The singer went on to explain that doctors blame the onset of the condition on “too many gruelling tours” as well as playing too much tennis, which the star started to play when he was 33 years old.
“I love tennis, but I didn’t start playing until I was about 33, and that’s too late,” Gibb added. “The joints really start to suffer then. Unknown to myself, I damaged all my joints. There were times about five years ago when I literally couldn’t get out of bed. I was living in pain.
“My lower back problems really began in 1989 on the One For All tour, which was agony for me. I got through it and then there was another tour, and we did Europe. I was supposed to do America after that, but the pain was unbearable.
“I went to hospital and said to the doctor, ‘If it doesn’t look right, fix it. It’s killing me’. Back surgery isn’t a pleasant experience. I wouldn’t recommend it to anyone and I think my back surgery aggravated the arthritis.
“Sometimes it can be my knee or my hands, although my real problem is my left shoulder. I can’t completely lift my left arm. Fortunately I can still play the guitar, but I have to strap my wrists up to give them support. It’s the twisting of the wrist that causes the pain, so it’s OK.”

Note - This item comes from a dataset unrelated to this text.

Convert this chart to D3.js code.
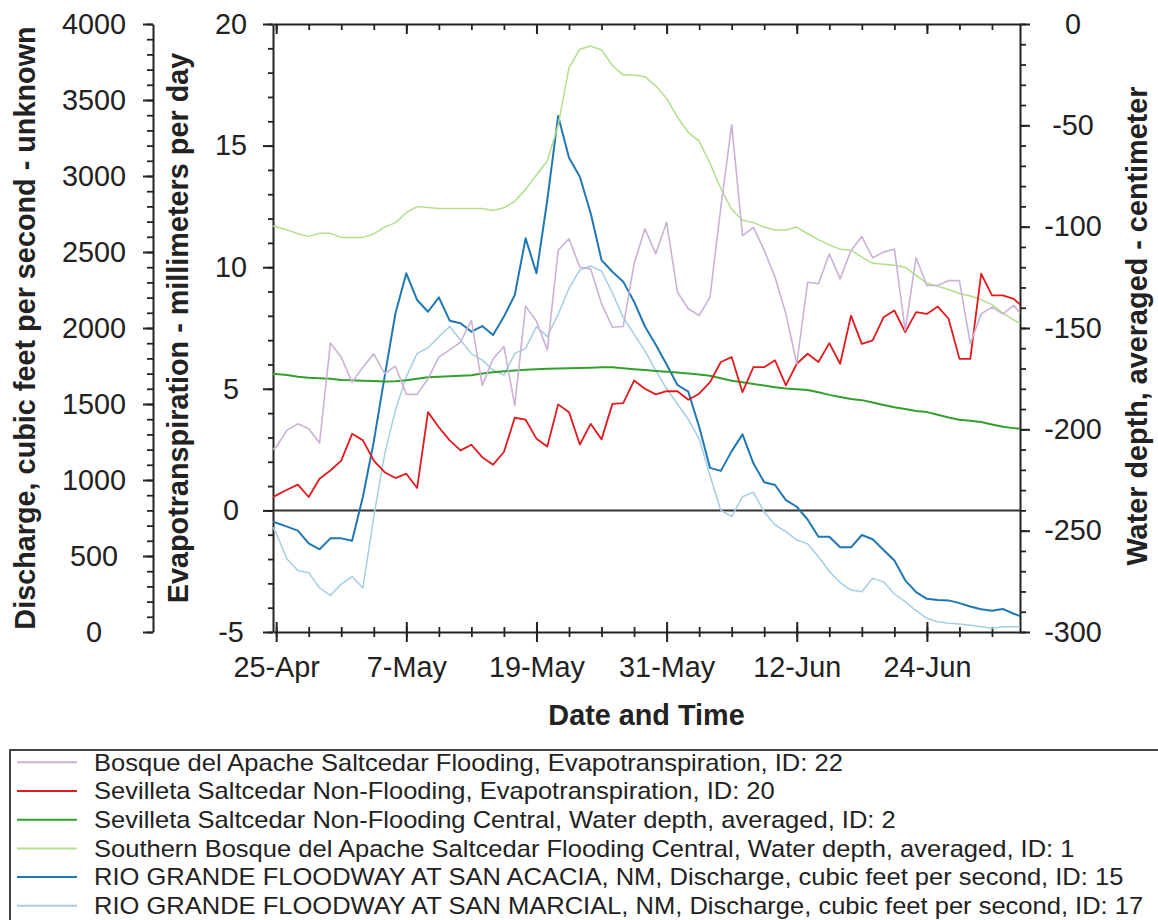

Arthritis is a common condition that refers to joint pain or joint disease. The Arthritis Foundation explains that there are more than 100 types of arthritis and related conditions, affecting everyone of all ages.
In the UK, more than 10 million people have arthritis or other, similar conditions that affect the joints, with osteoarthritis and rheumatoid arthritis being the two most common.
Arthritis can cause permanent joint changes. These may be visible, such as knobby finger joints, but often the damage can only be seen on X-ray. Some types of arthritis also affect the heart, eyes, lungs, kidneys and skin as well as the joints.
The NHS explains that osteoarthritis initially affects the smooth cartilage lining of the joint, making movement more difficult than usual and causing additional pain and stiffness.
Over time and as a result of the tendons and ligaments working harder, bony spurs called osteophytes develop. Severe loss of cartilage can lead to bone rubbing on bone, altering the shape of the joint and forcing the bones out of their normal position.
Rheumatoid arthritis on the other hand slightly differs. Generally affecting individuals between 40 and 50 years of age, the condition is caused by the body’s immune system targeting affected joints which leads to pain and swelling.
This can then spread across the joint, leading to further swelling and a change in the joint’s shape. Over time this may cause the bone and cartilage to break down. Causing the following symptoms:
- Inflammation in and around the joints
- Restricted movement of the joints
- Warm red skin over the affected joint
- Weakness and muscle wasting.
Although there is no current cure for the condition, the NHS explains that there are multiple treatments that can help to slow the progression of arthritis down. For osteoarthritis, treatments include lifestyle changes, medication and sometimes surgery. Similarly, for rheumatoid arthritis anti-inflammatory medication, physiotherapy and surgery are preferred.